GIVEN TASK - From the entries below, reproduce exactly the lines from the one with "Give me the" through the one with "import seaborn as sns", both included, without images.

* start TASK DATA *

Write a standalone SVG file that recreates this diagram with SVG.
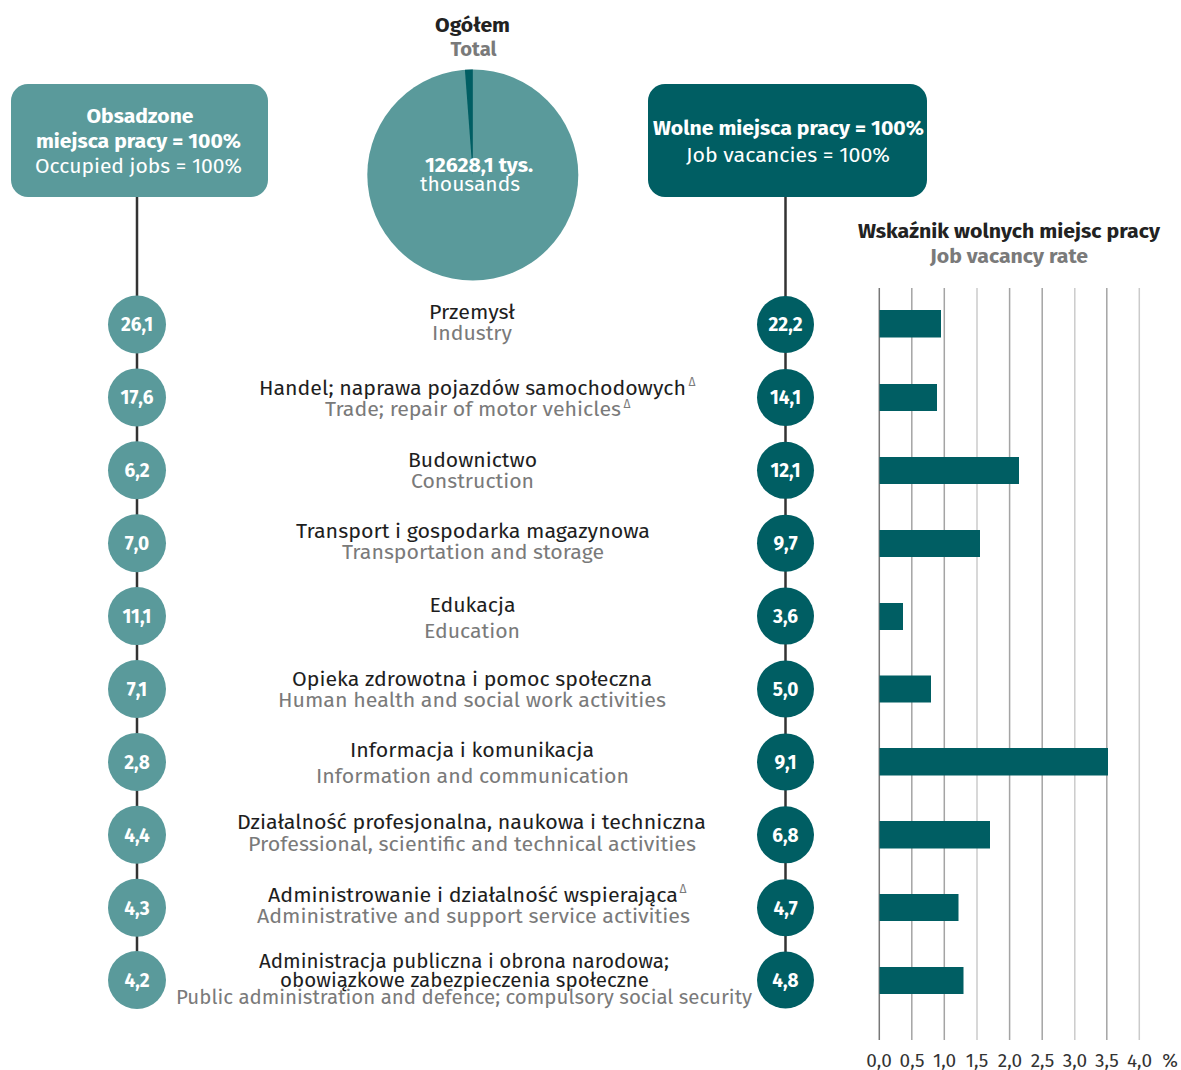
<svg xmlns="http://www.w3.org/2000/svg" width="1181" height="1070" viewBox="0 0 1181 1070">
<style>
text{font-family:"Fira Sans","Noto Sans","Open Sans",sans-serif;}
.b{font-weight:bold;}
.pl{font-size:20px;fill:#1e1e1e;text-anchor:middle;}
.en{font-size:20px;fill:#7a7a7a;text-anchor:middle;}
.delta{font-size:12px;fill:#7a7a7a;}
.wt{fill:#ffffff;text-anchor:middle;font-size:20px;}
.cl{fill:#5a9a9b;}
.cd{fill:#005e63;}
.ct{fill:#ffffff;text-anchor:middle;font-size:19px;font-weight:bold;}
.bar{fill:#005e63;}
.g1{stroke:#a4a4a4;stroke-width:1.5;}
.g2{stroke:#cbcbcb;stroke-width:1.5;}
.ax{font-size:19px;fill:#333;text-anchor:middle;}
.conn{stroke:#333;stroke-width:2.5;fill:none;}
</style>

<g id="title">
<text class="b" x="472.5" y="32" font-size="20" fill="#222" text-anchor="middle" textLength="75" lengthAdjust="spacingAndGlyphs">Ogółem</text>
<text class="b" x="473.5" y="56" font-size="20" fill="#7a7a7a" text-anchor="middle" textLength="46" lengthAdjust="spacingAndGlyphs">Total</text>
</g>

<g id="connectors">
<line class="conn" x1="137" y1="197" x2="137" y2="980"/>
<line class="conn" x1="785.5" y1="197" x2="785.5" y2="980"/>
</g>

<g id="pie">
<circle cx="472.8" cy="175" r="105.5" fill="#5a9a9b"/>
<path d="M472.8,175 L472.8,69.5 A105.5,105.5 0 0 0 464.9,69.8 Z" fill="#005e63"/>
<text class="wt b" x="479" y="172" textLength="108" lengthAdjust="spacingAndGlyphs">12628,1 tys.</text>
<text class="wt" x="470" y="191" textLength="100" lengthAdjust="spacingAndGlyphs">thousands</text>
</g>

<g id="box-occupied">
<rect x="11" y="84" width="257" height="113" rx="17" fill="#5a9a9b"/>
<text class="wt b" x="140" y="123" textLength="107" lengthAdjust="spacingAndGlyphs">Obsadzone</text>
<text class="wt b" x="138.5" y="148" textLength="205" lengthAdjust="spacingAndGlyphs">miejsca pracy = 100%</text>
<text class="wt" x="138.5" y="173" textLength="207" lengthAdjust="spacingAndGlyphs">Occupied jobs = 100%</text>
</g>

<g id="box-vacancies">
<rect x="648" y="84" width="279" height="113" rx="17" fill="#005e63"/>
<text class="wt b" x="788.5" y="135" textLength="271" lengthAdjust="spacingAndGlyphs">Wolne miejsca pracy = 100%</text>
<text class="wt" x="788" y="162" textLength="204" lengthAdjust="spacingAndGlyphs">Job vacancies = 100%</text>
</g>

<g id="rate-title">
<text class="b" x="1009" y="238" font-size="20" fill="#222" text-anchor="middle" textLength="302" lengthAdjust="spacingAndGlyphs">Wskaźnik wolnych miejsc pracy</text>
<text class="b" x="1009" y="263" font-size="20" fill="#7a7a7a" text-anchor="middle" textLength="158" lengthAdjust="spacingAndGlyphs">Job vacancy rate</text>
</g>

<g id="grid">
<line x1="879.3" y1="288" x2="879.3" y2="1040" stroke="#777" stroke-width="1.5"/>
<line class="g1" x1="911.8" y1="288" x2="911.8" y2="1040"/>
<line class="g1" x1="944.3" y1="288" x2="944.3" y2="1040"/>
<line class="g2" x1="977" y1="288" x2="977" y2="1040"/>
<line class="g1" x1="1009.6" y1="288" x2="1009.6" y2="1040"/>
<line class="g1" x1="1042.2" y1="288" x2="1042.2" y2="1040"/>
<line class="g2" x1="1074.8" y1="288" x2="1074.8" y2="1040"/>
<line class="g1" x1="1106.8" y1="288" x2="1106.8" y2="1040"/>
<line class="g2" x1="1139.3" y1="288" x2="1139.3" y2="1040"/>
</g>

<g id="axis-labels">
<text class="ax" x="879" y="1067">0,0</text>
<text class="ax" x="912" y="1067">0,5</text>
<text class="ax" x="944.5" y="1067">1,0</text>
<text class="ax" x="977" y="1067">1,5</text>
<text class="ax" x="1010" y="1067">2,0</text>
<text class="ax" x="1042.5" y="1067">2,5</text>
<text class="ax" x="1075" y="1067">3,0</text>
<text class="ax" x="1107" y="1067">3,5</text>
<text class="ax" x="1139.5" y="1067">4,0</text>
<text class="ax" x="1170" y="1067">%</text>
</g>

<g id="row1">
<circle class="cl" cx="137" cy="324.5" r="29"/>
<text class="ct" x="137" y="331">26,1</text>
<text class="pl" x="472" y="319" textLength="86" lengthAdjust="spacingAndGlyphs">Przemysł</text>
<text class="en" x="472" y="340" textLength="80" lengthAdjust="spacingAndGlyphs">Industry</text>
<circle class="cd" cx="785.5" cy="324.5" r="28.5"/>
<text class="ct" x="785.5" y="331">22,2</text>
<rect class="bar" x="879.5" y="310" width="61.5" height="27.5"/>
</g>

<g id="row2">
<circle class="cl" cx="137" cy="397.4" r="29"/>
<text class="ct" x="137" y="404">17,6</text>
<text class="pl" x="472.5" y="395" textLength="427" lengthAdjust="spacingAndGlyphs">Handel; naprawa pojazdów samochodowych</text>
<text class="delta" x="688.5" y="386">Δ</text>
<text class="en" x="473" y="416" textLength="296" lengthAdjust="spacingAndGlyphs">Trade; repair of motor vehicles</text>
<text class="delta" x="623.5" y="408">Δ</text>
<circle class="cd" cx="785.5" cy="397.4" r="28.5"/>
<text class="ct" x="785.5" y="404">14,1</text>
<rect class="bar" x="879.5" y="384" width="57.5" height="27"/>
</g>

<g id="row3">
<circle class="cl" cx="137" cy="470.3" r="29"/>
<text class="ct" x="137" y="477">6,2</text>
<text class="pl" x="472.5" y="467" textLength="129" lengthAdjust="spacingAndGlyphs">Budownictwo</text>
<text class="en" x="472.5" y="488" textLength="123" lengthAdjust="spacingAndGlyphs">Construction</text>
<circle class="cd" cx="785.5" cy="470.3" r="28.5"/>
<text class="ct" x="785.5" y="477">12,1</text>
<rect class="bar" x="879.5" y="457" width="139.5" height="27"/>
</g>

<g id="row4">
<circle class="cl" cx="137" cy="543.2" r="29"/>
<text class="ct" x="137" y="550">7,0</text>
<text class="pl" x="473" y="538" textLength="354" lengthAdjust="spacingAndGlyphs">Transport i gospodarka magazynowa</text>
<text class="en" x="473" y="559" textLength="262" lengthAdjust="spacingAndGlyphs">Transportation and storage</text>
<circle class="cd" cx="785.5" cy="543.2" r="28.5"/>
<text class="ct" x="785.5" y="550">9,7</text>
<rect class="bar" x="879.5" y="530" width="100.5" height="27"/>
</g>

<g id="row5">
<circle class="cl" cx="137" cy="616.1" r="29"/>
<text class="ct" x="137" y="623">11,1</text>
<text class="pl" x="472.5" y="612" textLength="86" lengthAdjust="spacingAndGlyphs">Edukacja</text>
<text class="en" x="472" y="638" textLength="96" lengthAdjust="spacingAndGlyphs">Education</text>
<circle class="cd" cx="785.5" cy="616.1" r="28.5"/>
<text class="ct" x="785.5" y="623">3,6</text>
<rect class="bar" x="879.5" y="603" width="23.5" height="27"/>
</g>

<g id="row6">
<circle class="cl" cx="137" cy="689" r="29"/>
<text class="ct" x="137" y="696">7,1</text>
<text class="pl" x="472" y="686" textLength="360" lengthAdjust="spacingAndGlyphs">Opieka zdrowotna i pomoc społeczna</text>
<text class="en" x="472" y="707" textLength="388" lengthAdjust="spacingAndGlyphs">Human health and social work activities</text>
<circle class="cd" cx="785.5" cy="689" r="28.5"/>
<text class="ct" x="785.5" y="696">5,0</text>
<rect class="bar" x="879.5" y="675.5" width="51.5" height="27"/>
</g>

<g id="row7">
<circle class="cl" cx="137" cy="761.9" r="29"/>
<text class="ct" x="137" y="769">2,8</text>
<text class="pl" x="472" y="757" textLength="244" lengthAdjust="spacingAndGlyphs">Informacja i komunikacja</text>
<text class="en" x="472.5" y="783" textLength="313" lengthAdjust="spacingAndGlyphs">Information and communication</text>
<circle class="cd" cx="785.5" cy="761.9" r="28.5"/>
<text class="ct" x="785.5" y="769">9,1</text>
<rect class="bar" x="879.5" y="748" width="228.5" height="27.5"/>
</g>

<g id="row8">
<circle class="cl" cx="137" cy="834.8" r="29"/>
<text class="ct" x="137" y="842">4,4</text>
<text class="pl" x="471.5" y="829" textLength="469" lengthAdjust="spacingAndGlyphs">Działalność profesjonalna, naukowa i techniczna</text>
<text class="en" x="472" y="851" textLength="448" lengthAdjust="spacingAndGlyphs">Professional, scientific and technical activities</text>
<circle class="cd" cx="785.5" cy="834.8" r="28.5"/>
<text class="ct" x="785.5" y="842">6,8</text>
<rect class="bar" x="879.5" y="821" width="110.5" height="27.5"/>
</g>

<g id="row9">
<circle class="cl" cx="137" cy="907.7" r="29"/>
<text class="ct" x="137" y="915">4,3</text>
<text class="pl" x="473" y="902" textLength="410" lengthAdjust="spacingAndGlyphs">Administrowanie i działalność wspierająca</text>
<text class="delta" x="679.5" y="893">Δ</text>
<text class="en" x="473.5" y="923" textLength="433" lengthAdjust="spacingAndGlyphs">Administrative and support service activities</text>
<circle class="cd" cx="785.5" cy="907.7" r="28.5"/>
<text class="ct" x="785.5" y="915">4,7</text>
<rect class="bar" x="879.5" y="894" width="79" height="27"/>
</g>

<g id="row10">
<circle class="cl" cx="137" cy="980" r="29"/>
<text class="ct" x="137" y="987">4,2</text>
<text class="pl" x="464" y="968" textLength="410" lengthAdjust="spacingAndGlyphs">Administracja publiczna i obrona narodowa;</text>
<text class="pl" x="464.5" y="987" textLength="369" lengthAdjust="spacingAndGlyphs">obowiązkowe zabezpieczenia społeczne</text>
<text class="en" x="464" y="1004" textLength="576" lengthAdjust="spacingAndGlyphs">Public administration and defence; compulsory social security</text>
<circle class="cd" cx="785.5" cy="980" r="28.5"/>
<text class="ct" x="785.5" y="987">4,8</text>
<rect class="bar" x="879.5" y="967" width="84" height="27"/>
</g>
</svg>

* end TASK DATA *
* start TASK DATA *

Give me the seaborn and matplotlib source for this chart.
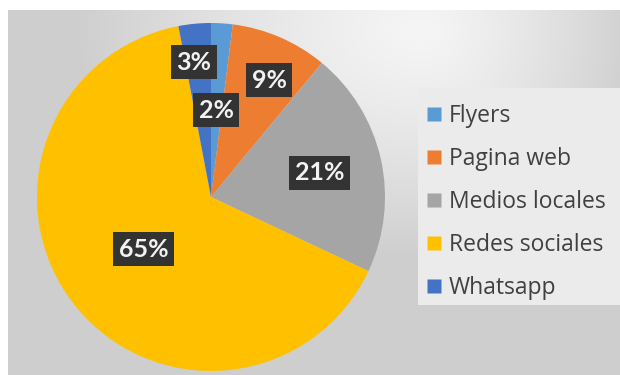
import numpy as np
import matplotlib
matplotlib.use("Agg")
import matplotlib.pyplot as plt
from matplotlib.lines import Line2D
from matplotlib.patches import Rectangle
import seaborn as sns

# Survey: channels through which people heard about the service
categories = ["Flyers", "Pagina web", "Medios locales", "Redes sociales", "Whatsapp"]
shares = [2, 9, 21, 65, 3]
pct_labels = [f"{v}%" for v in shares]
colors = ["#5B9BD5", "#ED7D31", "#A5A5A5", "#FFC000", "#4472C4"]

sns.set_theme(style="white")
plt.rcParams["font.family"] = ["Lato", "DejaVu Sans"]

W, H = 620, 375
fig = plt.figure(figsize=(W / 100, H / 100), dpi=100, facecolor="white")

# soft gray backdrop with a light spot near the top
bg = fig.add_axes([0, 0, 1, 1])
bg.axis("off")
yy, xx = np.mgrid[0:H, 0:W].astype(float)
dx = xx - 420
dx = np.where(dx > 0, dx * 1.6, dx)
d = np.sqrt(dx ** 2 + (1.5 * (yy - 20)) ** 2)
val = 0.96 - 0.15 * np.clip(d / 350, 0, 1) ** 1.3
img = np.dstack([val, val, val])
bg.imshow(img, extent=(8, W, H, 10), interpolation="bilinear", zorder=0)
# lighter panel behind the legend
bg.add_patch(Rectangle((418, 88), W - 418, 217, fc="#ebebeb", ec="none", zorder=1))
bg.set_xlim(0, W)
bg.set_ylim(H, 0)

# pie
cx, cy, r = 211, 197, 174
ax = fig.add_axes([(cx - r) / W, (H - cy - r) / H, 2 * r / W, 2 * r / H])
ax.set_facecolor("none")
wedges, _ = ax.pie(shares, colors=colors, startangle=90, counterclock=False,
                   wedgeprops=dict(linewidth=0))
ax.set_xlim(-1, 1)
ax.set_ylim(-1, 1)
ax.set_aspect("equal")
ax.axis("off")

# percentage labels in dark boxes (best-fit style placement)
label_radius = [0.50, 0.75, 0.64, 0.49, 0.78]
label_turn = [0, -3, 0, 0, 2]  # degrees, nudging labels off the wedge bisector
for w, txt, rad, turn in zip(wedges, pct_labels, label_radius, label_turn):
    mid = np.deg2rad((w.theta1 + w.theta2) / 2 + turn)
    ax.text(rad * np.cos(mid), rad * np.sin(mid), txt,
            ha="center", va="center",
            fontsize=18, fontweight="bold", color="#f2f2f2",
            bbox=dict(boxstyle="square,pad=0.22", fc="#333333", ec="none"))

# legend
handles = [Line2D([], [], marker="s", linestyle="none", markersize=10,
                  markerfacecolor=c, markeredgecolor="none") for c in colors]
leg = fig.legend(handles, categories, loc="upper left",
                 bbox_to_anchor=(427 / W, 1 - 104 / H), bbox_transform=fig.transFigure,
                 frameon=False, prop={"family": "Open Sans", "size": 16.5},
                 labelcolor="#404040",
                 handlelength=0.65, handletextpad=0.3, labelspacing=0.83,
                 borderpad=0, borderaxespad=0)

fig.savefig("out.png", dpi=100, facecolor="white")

* end TASK DATA *
* start TASK DATA *

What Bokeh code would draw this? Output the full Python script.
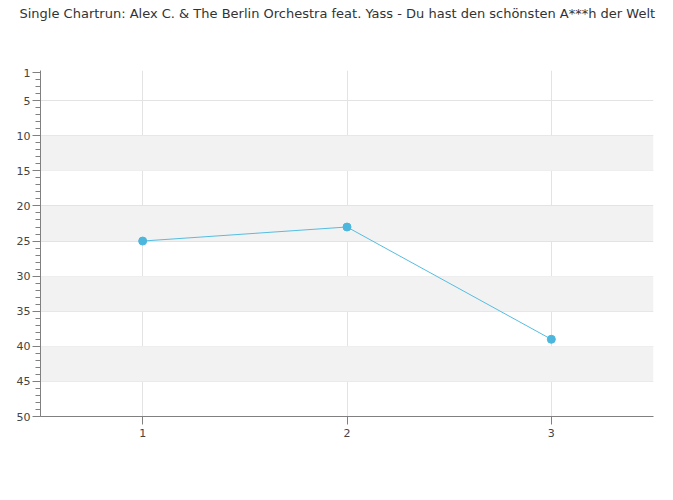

* end TASK DATA *

WRITTEN SOLUTION -
Give me the seaborn and matplotlib source for this chart.
import numpy as np
import matplotlib
matplotlib.use("Agg")
import matplotlib.pyplot as plt
from matplotlib.lines import Line2D
from matplotlib.patches import Rectangle
import seaborn as sns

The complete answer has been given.